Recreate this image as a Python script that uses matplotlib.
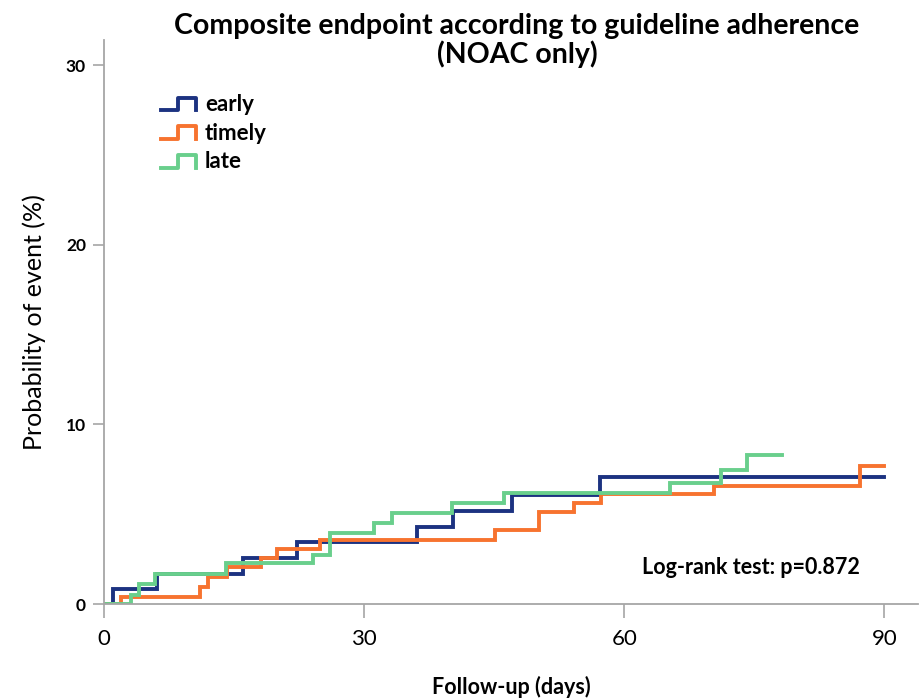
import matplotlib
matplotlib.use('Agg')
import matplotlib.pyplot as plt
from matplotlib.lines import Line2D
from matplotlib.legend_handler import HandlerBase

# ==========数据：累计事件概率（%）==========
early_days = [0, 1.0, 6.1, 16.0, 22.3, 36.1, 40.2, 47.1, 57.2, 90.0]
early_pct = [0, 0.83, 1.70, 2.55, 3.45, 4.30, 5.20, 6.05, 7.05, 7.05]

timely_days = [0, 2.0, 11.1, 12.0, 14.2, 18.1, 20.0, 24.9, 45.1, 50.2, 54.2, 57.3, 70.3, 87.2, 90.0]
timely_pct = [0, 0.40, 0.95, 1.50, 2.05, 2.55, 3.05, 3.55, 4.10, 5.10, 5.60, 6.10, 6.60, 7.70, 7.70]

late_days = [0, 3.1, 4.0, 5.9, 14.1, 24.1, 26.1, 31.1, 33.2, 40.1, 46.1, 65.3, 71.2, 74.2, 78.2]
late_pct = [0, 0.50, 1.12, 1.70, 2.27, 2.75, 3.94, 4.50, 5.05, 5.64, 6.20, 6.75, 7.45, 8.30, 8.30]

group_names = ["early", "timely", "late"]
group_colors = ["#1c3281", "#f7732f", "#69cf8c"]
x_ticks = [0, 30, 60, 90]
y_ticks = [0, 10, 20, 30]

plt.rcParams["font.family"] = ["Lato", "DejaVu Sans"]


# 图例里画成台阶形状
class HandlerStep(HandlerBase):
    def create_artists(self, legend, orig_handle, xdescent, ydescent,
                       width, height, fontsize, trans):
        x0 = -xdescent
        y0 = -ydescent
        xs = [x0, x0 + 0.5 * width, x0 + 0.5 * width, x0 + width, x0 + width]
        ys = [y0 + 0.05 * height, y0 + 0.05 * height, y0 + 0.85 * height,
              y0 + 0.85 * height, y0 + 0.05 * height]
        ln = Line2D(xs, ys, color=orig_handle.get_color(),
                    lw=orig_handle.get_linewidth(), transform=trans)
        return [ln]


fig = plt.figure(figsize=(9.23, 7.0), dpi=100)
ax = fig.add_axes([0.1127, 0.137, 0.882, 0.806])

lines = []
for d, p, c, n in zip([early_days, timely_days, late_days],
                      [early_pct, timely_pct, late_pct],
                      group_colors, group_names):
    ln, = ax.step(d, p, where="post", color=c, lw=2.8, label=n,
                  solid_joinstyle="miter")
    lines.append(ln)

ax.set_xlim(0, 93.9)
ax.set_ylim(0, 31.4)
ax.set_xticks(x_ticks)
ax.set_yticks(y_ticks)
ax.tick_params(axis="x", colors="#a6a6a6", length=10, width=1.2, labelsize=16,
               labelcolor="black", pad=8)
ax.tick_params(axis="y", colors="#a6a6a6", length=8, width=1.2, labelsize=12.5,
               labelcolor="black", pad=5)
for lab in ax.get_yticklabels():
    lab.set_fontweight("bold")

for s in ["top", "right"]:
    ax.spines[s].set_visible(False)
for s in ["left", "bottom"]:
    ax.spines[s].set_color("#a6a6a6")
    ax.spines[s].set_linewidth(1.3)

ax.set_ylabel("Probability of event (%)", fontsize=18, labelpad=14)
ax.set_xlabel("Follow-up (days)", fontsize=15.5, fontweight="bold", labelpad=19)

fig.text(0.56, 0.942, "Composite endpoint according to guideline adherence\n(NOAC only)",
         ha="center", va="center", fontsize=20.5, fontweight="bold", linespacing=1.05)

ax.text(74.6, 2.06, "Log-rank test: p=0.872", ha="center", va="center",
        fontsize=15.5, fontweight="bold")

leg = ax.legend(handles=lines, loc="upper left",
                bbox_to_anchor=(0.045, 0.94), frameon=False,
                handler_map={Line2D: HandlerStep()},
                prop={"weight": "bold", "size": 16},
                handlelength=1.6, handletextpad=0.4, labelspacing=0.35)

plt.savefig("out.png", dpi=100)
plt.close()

+--

◆ **Given exercise**
Go through the listing above and write it all out exactly, leaving out any picture.

◆ **Exercise solution**
Recreate this image as a Python script that uses matplotlib.
import matplotlib
matplotlib.use('Agg')
import matplotlib.pyplot as plt
from matplotlib.lines import Line2D
from matplotlib.legend_handler import HandlerBase

# ==========数据：累计事件概率（%）==========
early_days = [0, 1.0, 6.1, 16.0, 22.3, 36.1, 40.2, 47.1, 57.2, 90.0]
early_pct = [0, 0.83, 1.70, 2.55, 3.45, 4.30, 5.20, 6.05, 7.05, 7.05]

timely_days = [0, 2.0, 11.1, 12.0, 14.2, 18.1, 20.0, 24.9, 45.1, 50.2, 54.2, 57.3, 70.3, 87.2, 90.0]
timely_pct = [0, 0.40, 0.95, 1.50, 2.05, 2.55, 3.05, 3.55, 4.10, 5.10, 5.60, 6.10, 6.60, 7.70, 7.70]

late_days = [0, 3.1, 4.0, 5.9, 14.1, 24.1, 26.1, 31.1, 33.2, 40.1, 46.1, 65.3, 71.2, 74.2, 78.2]
late_pct = [0, 0.50, 1.12, 1.70, 2.27, 2.75, 3.94, 4.50, 5.05, 5.64, 6.20, 6.75, 7.45, 8.30, 8.30]

group_names = ["early", "timely", "late"]
group_colors = ["#1c3281", "#f7732f", "#69cf8c"]
x_ticks = [0, 30, 60, 90]
y_ticks = [0, 10, 20, 30]

plt.rcParams["font.family"] = ["Lato", "DejaVu Sans"]


# 图例里画成台阶形状
class HandlerStep(HandlerBase):
    def create_artists(self, legend, orig_handle, xdescent, ydescent,
                       width, height, fontsize, trans):
        x0 = -xdescent
        y0 = -ydescent
        xs = [x0, x0 + 0.5 * width, x0 + 0.5 * width, x0 + width, x0 + width]
        ys = [y0 + 0.05 * height, y0 + 0.05 * height, y0 + 0.85 * height,
              y0 + 0.85 * height, y0 + 0.05 * height]
        ln = Line2D(xs, ys, color=orig_handle.get_color(),
                    lw=orig_handle.get_linewidth(), transform=trans)
        return [ln]


fig = plt.figure(figsize=(9.23, 7.0), dpi=100)
ax = fig.add_axes([0.1127, 0.137, 0.882, 0.806])

lines = []
for d, p, c, n in zip([early_days, timely_days, late_days],
                      [early_pct, timely_pct, late_pct],
                      group_colors, group_names):
    ln, = ax.step(d, p, where="post", color=c, lw=2.8, label=n,
                  solid_joinstyle="miter")
    lines.append(ln)

ax.set_xlim(0, 93.9)
ax.set_ylim(0, 31.4)
ax.set_xticks(x_ticks)
ax.set_yticks(y_ticks)
ax.tick_params(axis="x", colors="#a6a6a6", length=10, width=1.2, labelsize=16,
               labelcolor="black", pad=8)
ax.tick_params(axis="y", colors="#a6a6a6", length=8, width=1.2, labelsize=12.5,
               labelcolor="black", pad=5)
for lab in ax.get_yticklabels():
    lab.set_fontweight("bold")

for s in ["top", "right"]:
    ax.spines[s].set_visible(False)
for s in ["left", "bottom"]:
    ax.spines[s].set_color("#a6a6a6")
    ax.spines[s].set_linewidth(1.3)

ax.set_ylabel("Probability of event (%)", fontsize=18, labelpad=14)
ax.set_xlabel("Follow-up (days)", fontsize=15.5, fontweight="bold", labelpad=19)

fig.text(0.56, 0.942, "Composite endpoint according to guideline adherence\n(NOAC only)",
         ha="center", va="center", fontsize=20.5, fontweight="bold", linespacing=1.05)

ax.text(74.6, 2.06, "Log-rank test: p=0.872", ha="center", va="center",
        fontsize=15.5, fontweight="bold")

leg = ax.legend(handles=lines, loc="upper left",
                bbox_to_anchor=(0.045, 0.94), frameon=False,
                handler_map={Line2D: HandlerStep()},
                prop={"weight": "bold", "size": 16},
                handlelength=1.6, handletextpad=0.4, labelspacing=0.35)

plt.savefig("out.png", dpi=100)
plt.close()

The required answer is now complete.